When we support locally-owned businesses, however - including eateries and hotels, local guides and tour operators, and Indigenous artisans - our money slips directly into the pockets of locals. The importance of using our powerful travel dollars to uplift local communities becomes especially clear when you learn that only six percent of the global population has ever set foot on a plane.

After so much time pent up indoors over the past two years, it’s wonderful to know that putting nature at the centre of our journeys is another big step we can take towards becoming more regenerative travellers.

Studies in Italy and Japan have shown that being in nature increases brain health, attention span and creativity, and lowers blood pressure, heart rate and levels of the stress hormone cortisol. 
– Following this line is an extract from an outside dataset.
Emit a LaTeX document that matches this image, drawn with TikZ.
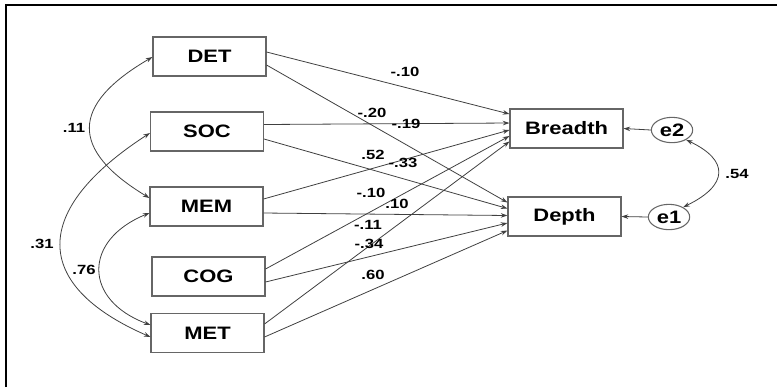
\documentclass[tikz,border=0pt]{standalone}
\usepackage{fontspec}
\setmainfont{Liberation Sans}
\newfontfamily\boxfont[FakeStretch=1.22]{Liberation Sans}
\newfontfamily\lblfont[FakeStretch=1.25]{Liberation Sans}
\usetikzlibrary{arrows.meta,calc,shapes.geometric}
\begin{document}
\begin{tikzpicture}[x=0.75pt,y=-0.75pt,
  var/.style={draw=black!60, line width=0.8pt, fill=white, rectangle,
    minimum width=84.75pt, minimum height=29.25pt, inner sep=0pt,
    font=\boxfont\bfseries\fontsize{13.5}{15}\selectfont},
  err/.style={draw=black!60, line width=0.8pt, fill=white, ellipse,
    minimum width=31pt, minimum height=19pt, inner sep=0pt,
    font=\boxfont\bfseries\fontsize{13.5}{15}\selectfont},
  path/.style={draw=black!75, line width=0.6pt, -{Stealth[length=5pt,width=3.4pt]}},
  cov/.style={draw=black!75, line width=0.6pt, {Stealth[length=5pt,width=3.4pt]}-{Stealth[length=5pt,width=3.4pt]}},
  lbl/.style={inner sep=0pt, font=\lblfont\bfseries\fontsize{10}{12}\selectfont},
  frame/.style={line width=2.2pt, black}]
\useasboundingbox (0,0) rectangle (777,387);
% frame
\draw[frame] (6,387) -- (6,5) -- (777,5);
% boxes
\node[var] (DET) at (209.5,56.5) {DET};
\node[var] (SOC) at (207,131.5) {SOC};
\node[var] (MEM) at (206.5,206.5) {MEM};
\node[var] (COG) at (208.5,276.5) {COG};
\node[var] (MET) at (207.5,333) {MET};
\node[var] (BR) at (566.5,128.5) {Breadth};
\node[var] (DE) at (564.5,216.5) {Depth};
\node[err] (e2) at (672,130) {e2};
\node[err] (e1) at (669,217) {e1};
% paths to Breadth
\draw[path] ($(DET.east)+(0,-4.5)$) -- ($(BR.west)+(0,-14.5)$);
\draw[path] ($(SOC.east)+(0,-7)$) -- ($(BR.west)+(0,-5.5)$);
\draw[path] ($(MEM.east)+(0,-7.5)$) -- ($(BR.west)+(0,1.5)$);
\draw[path] ($(COG.east)+(0,-7.5)$) -- ($(BR.west)+(0,7.5)$);
\draw[path] ($(MET.east)+(0,-9)$) -- ($(BR.west)+(0,13)$);
% paths to Depth
\draw[path] ($(DET.east)+(0,8.5)$) -- ($(DE.west)+(0,-14)$);
\draw[path] ($(SOC.east)+(0,7.5)$) -- ($(DE.west)+(0,-8)$);
\draw[path] ($(MEM.east)+(0,6.5)$) -- ($(DE.west)+(0,-1)$);
\draw[path] ($(COG.east)+(0,5.5)$) -- ($(DE.west)+(0,6.5)$);
\draw[path] ($(MET.east)+(0,4)$) -- ($(DE.west)+(0,14)$);
% error terms
\draw[path] (e2.west) -- (BR.east);
\draw[path] (e1.west) -- (DE.east);
% covariances
\draw[cov] ($(DET.west)+(0,0.5)$) .. controls (70,105) and (70,150) .. ($(MEM.west)+(0,-8.5)$);
\draw[cov] ($(SOC.west)+(0,1.5)$) .. controls (31,210) and (31,285) .. ($(MET.west)+(0,4)$);
\draw[cov] ($(MEM.west)+(0,6.5)$) .. controls (83,240) and (83,300) .. ($(MET.west)+(0,-8)$);
\draw[cov] (e2.-35) .. controls (729,160) and (729,185) .. (e1.35);
% labels
\node[lbl] (l1) at (405,72) {-.10};
\node[lbl] (l2) at (372,113) {-.20};
\node[lbl] (l3) at (406,124) {-.19};
\node[lbl] (l4) at (373,155) {.52};
\node[lbl] (l5) at (403,163) {-.33};
\node[lbl] (l6) at (371,193) {-.10};
\node[lbl] (l7) at (397,204) {.10};
\node[lbl] (l8) at (368,225) {-.11};
\node[lbl] (l9) at (369,244) {-.34};
\node[lbl] (l10) at (373,275) {.60};
\node[lbl] (l11) at (74,128) {.11};
\node[lbl] (l12) at (42,244) {.31};
\node[lbl] (l13) at (84,270) {.76};
\node[lbl] (l14) at (737,174) {.54};
\end{tikzpicture}
\end{document}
Being surrounded by thriving natural environments also inspires us to feel wonder and awe, feelings that have been proven to encourage us to put the interests of others and the world before our own. All good arguments for weaving more hiking, biking, camping and sailing into our journeys. Or, if you want to take it to the next level, working a rewilding or conservation project into our trips.

Ultimately, being a more conscious traveller means thinking as citizens rather than consumers, and taking responsibility for our actions in the places we visit, as much as in our homes. And, even more importantly, thinking of how we can give as much to the places we visit as they give to us.

When I interviewed the founder of the sustainable tourism company African Bush Camps, Beks Ndlovu, for Go Lightly, he said something that made this point far better than any words I could write. “Travel is nurturing for us travellers,” he said. “We have a responsibility to ensure the communities and environments we visit receive that nourishment too.” And we do.